------ MATERIAL PROVIDED
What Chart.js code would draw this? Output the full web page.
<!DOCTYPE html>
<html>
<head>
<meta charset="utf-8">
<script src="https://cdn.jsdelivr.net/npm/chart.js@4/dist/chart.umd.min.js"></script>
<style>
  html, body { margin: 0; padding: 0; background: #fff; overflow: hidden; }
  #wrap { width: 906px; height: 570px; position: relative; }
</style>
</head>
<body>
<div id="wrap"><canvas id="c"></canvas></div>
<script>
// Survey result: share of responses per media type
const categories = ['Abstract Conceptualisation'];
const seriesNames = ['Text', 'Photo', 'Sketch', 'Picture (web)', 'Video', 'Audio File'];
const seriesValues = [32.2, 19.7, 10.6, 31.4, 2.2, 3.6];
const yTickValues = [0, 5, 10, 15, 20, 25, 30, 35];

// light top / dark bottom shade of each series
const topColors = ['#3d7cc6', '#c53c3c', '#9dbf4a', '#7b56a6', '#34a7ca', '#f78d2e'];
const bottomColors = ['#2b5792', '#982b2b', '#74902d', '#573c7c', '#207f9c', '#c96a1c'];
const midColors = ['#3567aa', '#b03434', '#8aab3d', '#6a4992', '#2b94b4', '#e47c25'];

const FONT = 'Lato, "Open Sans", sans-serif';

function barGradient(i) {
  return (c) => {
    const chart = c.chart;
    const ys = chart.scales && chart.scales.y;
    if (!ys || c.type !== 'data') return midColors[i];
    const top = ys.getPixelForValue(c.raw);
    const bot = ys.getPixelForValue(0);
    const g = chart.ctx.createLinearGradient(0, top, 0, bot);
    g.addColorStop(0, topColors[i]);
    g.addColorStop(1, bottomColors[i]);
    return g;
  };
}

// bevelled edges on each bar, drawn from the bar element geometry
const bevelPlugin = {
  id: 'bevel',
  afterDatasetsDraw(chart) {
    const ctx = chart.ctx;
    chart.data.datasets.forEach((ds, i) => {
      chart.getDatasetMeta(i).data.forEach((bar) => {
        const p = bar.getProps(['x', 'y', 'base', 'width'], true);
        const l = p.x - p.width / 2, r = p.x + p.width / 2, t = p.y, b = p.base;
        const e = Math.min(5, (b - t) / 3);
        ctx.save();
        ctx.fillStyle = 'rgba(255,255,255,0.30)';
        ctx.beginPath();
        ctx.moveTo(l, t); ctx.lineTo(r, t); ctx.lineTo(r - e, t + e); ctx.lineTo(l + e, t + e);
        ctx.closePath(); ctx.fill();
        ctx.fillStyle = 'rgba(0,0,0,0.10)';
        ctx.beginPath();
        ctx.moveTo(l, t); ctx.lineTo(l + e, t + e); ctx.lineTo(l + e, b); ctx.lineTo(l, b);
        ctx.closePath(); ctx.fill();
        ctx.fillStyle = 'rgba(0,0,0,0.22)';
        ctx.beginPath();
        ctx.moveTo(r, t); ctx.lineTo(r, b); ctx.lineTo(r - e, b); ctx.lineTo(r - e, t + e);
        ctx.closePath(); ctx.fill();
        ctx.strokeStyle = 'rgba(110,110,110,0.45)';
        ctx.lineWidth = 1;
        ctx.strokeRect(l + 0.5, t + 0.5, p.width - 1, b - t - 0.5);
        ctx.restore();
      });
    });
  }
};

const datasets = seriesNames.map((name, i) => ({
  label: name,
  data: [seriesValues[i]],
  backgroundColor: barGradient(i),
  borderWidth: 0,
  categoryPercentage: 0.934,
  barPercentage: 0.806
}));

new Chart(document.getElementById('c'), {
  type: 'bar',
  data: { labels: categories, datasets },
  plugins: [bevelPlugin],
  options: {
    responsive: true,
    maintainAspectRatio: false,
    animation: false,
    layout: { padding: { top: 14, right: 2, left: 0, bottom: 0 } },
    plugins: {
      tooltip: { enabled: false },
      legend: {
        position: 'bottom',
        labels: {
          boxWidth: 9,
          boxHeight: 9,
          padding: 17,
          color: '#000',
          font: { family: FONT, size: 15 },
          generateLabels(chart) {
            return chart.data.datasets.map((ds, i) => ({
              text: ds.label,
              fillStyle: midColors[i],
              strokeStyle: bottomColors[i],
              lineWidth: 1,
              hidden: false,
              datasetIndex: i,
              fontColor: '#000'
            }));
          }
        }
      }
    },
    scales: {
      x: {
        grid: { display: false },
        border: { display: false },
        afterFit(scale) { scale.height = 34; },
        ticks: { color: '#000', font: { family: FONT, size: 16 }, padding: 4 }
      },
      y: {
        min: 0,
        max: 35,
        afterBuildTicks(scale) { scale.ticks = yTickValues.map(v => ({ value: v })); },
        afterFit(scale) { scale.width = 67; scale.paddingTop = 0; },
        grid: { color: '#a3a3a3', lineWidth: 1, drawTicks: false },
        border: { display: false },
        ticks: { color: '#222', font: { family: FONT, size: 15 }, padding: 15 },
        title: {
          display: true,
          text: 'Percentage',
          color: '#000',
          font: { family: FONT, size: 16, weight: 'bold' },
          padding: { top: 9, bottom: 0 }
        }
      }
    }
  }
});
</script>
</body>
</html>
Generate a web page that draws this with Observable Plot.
------------
• TASK GOAL:
Pull out all lines of the data with the string "page".

• FULL ANSWER:
What Chart.js code would draw this? Output the full web page.
Generate a web page that draws this with Observable Plot.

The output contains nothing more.